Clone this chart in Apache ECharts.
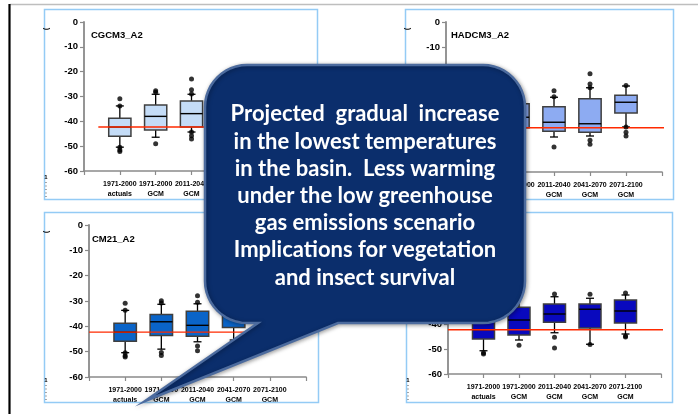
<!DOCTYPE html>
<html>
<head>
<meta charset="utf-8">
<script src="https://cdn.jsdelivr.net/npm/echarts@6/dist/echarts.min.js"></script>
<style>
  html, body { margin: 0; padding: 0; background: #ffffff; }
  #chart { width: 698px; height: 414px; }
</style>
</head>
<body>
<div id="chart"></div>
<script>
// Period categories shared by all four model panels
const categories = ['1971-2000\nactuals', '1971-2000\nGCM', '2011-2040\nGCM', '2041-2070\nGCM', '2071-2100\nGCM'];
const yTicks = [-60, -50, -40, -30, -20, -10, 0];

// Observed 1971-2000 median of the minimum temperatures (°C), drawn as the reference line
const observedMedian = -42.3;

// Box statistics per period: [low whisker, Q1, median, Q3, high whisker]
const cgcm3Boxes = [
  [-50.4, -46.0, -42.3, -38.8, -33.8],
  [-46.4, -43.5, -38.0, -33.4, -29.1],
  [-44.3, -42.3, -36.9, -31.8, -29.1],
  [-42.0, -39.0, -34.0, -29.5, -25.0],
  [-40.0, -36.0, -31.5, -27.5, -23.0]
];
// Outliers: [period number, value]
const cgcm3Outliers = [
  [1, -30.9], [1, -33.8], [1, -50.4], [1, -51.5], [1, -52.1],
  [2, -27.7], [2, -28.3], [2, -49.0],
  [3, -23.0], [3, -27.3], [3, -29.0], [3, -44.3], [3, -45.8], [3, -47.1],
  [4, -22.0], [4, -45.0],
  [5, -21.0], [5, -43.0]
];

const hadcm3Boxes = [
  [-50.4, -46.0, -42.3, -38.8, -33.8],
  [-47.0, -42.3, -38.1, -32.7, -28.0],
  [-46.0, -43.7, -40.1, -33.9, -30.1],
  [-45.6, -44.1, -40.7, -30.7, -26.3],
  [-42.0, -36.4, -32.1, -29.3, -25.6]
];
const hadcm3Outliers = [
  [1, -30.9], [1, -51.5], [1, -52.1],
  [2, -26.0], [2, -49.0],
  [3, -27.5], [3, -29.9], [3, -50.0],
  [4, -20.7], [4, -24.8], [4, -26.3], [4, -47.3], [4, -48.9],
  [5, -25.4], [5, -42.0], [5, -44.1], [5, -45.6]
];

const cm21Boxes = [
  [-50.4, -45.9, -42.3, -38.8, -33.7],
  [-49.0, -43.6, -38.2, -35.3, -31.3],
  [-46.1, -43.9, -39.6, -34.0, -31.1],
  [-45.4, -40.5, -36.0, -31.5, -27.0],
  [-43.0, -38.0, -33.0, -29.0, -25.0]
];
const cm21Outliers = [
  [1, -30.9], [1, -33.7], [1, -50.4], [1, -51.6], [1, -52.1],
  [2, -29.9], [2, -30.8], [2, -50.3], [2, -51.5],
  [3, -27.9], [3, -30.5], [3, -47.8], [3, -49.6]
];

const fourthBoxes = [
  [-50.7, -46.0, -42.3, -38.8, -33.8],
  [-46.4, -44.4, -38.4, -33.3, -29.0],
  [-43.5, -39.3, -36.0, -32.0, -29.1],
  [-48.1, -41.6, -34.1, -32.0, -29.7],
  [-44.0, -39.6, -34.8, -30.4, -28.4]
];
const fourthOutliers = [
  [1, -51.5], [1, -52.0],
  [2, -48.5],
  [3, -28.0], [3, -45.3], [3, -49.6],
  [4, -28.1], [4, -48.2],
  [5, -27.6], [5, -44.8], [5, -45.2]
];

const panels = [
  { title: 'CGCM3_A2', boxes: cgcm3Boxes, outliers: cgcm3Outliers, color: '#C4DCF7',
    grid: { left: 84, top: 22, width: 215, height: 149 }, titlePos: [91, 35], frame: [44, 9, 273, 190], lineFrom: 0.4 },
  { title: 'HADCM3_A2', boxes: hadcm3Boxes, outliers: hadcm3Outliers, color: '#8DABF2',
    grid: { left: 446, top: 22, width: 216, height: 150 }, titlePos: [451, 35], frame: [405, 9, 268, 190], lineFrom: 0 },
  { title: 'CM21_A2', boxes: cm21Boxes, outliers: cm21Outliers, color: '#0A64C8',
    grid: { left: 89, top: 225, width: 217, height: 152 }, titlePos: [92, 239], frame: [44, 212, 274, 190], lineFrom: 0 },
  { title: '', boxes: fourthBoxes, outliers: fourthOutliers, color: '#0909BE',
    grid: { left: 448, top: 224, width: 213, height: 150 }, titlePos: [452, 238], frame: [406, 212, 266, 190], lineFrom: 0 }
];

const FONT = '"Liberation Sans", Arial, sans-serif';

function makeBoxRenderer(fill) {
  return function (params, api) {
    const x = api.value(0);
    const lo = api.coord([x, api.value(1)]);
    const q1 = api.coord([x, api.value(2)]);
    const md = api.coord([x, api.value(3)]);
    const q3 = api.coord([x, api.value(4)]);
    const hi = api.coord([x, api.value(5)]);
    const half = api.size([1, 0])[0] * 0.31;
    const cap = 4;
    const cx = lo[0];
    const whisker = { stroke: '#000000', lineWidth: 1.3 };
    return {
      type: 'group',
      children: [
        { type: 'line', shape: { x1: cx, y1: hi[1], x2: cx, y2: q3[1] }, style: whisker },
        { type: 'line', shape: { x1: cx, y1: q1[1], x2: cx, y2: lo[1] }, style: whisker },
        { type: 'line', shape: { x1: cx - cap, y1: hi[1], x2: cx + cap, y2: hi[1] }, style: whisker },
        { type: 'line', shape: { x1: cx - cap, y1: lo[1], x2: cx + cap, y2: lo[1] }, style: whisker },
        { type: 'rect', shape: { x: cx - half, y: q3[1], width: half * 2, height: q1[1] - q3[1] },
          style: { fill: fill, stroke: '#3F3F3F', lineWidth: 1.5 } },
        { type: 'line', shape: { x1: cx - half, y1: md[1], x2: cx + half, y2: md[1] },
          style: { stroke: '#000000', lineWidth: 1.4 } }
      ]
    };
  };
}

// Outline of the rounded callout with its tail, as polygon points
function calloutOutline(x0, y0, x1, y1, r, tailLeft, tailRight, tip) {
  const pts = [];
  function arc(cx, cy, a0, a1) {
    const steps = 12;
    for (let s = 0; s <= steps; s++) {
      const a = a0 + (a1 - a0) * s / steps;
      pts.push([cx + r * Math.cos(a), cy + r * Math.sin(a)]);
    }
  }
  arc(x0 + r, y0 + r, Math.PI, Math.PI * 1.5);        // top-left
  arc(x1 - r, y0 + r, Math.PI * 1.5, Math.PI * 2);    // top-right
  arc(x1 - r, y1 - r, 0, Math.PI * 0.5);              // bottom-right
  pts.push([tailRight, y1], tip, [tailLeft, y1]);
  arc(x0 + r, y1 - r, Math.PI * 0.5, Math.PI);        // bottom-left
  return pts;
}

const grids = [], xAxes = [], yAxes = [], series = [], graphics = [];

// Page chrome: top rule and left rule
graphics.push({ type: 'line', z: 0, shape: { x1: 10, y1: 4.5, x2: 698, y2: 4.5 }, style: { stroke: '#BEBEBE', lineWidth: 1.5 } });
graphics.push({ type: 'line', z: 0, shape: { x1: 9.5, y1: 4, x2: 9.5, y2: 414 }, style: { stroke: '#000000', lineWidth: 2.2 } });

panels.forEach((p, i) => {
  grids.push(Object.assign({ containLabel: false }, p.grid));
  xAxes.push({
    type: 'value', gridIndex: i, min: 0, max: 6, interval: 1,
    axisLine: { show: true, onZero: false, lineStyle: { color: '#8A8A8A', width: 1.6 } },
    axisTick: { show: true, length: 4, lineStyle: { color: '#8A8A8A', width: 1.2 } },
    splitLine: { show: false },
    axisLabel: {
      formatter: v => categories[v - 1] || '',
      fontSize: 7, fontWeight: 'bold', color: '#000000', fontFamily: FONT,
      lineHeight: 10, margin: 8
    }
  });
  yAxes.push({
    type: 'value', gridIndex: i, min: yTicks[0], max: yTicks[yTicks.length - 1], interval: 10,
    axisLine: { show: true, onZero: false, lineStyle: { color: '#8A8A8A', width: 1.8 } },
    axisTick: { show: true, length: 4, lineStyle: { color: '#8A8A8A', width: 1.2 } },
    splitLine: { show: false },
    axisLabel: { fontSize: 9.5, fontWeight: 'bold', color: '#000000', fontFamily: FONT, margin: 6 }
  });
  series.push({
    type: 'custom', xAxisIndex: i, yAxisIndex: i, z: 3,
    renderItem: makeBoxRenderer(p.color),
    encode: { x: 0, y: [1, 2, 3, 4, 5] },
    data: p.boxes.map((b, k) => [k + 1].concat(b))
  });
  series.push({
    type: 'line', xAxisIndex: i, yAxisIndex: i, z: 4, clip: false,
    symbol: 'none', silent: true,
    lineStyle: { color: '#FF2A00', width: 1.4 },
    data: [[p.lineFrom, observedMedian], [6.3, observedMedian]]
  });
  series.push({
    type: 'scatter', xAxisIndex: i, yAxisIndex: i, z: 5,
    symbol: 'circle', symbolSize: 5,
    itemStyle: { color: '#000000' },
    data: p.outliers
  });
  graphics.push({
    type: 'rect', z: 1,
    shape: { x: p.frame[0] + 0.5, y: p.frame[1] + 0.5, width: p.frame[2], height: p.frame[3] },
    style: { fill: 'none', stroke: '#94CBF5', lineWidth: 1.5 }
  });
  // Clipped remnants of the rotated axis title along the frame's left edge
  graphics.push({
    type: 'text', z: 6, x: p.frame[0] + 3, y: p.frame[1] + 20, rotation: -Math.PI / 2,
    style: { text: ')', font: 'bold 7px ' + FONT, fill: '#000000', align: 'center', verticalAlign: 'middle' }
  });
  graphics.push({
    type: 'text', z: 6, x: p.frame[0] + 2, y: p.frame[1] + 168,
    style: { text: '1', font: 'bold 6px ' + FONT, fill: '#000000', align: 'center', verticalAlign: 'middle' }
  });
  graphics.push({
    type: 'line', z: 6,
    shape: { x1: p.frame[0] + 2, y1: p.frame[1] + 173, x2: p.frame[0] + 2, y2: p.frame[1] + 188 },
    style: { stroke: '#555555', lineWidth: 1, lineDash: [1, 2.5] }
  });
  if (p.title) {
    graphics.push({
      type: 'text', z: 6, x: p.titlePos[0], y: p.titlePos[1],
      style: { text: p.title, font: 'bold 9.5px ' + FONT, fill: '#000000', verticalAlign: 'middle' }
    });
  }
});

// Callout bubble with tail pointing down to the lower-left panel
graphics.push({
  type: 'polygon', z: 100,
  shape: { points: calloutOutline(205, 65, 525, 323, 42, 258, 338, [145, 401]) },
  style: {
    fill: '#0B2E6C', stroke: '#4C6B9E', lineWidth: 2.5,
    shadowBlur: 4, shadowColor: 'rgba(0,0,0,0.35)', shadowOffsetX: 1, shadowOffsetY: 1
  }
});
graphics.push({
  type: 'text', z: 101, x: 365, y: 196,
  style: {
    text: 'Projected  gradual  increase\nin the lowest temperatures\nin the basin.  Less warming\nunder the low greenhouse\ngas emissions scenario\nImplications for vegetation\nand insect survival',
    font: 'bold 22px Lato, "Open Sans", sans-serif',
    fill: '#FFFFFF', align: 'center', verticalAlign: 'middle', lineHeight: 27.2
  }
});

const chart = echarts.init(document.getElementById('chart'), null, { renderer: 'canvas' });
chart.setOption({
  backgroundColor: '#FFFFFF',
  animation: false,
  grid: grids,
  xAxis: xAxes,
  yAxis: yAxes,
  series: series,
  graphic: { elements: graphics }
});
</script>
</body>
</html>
* * * *
Your instructions ▸ Write out again, exactly, the lines from the start of the listing up to the line containing "const observedMedian = -42.3;", with both ends and without pictures.

Exercise answer ▸
Clone this chart in Apache ECharts.
<!DOCTYPE html>
<html>
<head>
<meta charset="utf-8">
<script src="https://cdn.jsdelivr.net/npm/echarts@6/dist/echarts.min.js"></script>
<style>
  html, body { margin: 0; padding: 0; background: #ffffff; }
  #chart { width: 698px; height: 414px; }
</style>
</head>
<body>
<div id="chart"></div>
<script>
// Period categories shared by all four model panels
const categories = ['1971-2000\nactuals', '1971-2000\nGCM', '2011-2040\nGCM', '2041-2070\nGCM', '2071-2100\nGCM'];
const yTicks = [-60, -50, -40, -30, -20, -10, 0];

// Observed 1971-2000 median of the minimum temperatures (°C), drawn as the reference line
const observedMedian = -42.3;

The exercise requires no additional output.